## [ENTRIES]
***

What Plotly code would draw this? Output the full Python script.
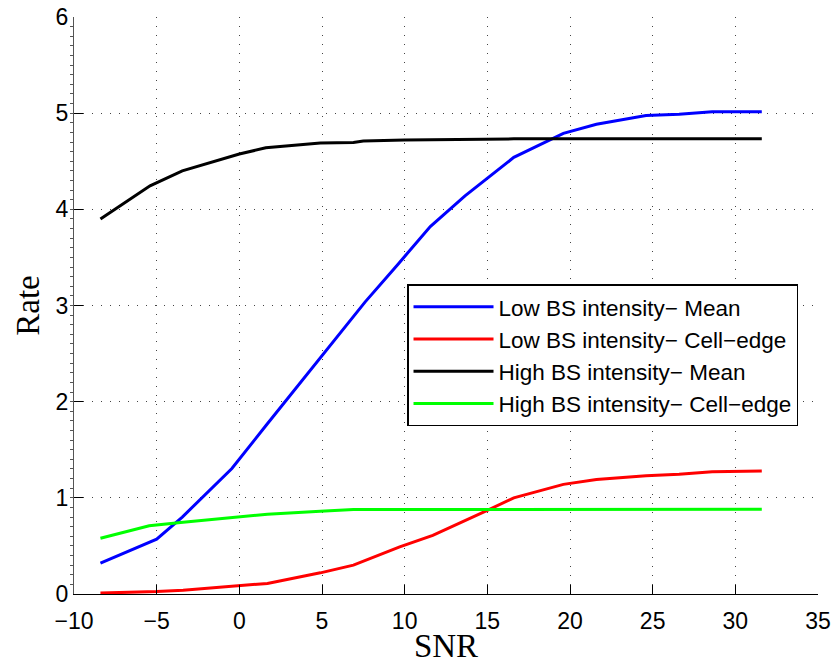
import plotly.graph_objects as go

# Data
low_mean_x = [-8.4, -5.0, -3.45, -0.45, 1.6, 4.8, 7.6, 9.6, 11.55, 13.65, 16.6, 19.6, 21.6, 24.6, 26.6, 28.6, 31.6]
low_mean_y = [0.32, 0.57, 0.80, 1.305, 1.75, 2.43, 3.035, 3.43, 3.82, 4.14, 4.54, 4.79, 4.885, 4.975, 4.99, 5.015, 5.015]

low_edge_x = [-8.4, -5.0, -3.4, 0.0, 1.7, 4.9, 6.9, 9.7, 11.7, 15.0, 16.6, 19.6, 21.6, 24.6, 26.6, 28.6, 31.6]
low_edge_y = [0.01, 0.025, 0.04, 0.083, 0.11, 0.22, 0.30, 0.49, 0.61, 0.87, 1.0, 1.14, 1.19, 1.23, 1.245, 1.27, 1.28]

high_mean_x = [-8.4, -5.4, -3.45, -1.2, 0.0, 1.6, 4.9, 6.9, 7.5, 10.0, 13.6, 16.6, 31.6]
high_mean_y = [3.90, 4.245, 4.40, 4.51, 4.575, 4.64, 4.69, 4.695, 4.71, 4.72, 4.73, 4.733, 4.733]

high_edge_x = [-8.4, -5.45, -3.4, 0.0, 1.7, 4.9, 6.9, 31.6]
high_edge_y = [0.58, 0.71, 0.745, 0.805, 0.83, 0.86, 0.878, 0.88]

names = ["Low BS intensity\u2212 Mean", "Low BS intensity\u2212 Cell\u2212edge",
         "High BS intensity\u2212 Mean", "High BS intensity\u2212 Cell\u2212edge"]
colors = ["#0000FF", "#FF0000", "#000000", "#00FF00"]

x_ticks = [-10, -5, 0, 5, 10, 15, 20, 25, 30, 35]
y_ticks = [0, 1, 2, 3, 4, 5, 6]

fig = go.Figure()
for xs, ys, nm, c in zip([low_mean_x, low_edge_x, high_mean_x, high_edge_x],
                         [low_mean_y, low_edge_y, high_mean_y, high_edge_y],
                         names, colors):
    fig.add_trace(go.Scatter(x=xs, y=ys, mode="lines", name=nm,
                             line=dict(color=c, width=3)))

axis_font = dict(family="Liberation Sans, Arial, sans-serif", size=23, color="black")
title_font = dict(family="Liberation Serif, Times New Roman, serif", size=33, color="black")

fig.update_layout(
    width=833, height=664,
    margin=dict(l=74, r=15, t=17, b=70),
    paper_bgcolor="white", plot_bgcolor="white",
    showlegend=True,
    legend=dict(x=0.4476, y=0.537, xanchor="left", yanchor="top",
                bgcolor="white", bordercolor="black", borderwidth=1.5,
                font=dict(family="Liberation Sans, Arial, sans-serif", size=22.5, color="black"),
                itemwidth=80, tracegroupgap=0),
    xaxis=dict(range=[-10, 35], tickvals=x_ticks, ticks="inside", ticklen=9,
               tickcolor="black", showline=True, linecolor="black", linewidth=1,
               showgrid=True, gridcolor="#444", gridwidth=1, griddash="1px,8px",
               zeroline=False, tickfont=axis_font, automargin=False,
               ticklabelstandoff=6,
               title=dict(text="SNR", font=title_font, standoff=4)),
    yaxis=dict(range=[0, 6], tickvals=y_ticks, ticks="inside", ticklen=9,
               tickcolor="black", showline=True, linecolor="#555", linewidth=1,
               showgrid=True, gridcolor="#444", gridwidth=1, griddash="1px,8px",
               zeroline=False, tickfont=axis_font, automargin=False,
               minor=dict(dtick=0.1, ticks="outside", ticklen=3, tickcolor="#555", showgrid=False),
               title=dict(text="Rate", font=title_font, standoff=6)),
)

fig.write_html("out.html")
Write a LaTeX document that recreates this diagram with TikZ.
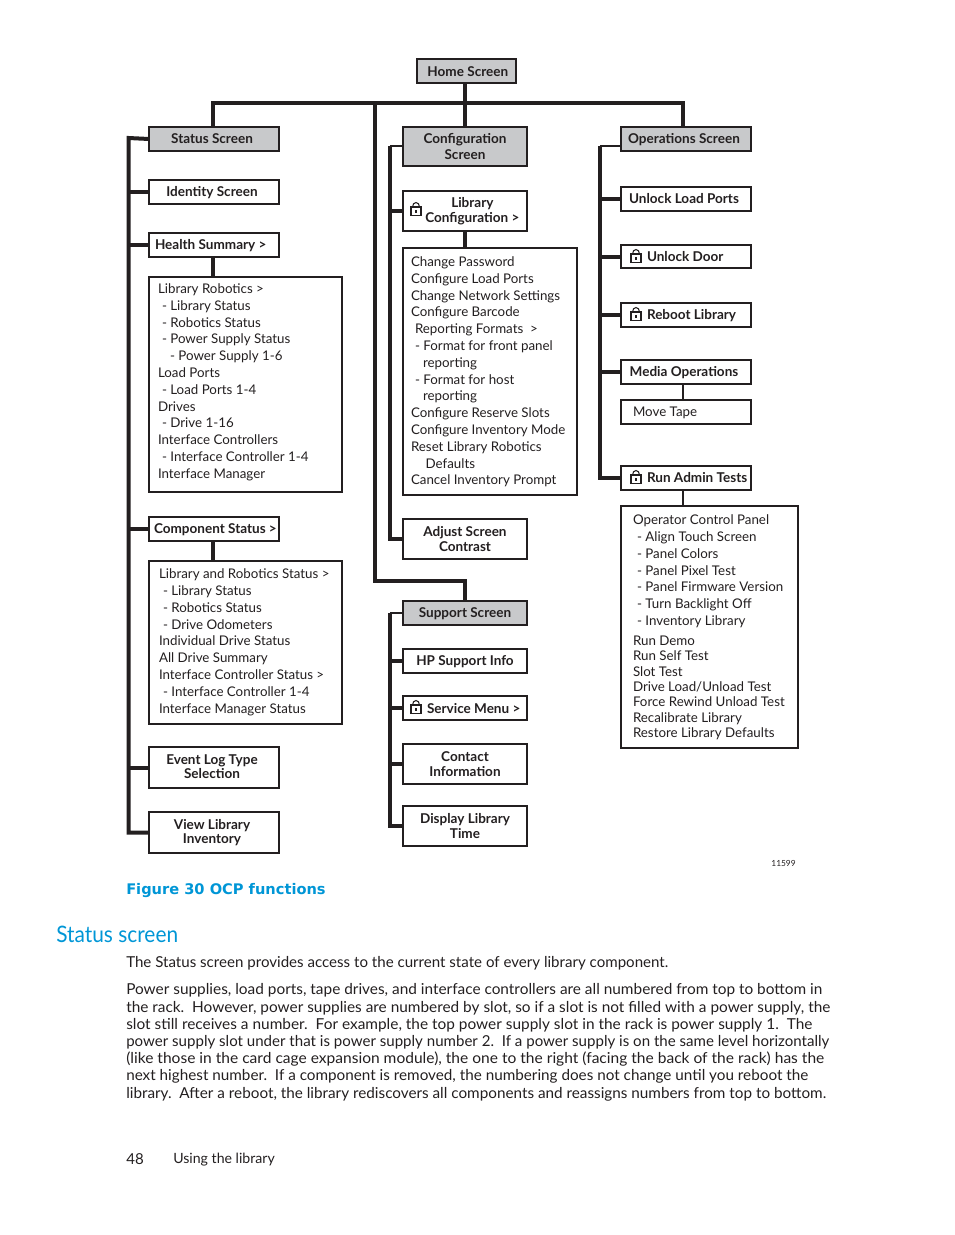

***

Only the lines from the start of the records to the one containing "4.99, 5.015, 5.015]" should be repeated, exactly and with both ends kept; drop any pictures.

## [RESULT OF THE EXERCISE]
What Plotly code would draw this? Output the full Python script.
import plotly.graph_objects as go

# Data
low_mean_x = [-8.4, -5.0, -3.45, -0.45, 1.6, 4.8, 7.6, 9.6, 11.55, 13.65, 16.6, 19.6, 21.6, 24.6, 26.6, 28.6, 31.6]
low_mean_y = [0.32, 0.57, 0.80, 1.305, 1.75, 2.43, 3.035, 3.43, 3.82, 4.14, 4.54, 4.79, 4.885, 4.975, 4.99, 5.015, 5.015]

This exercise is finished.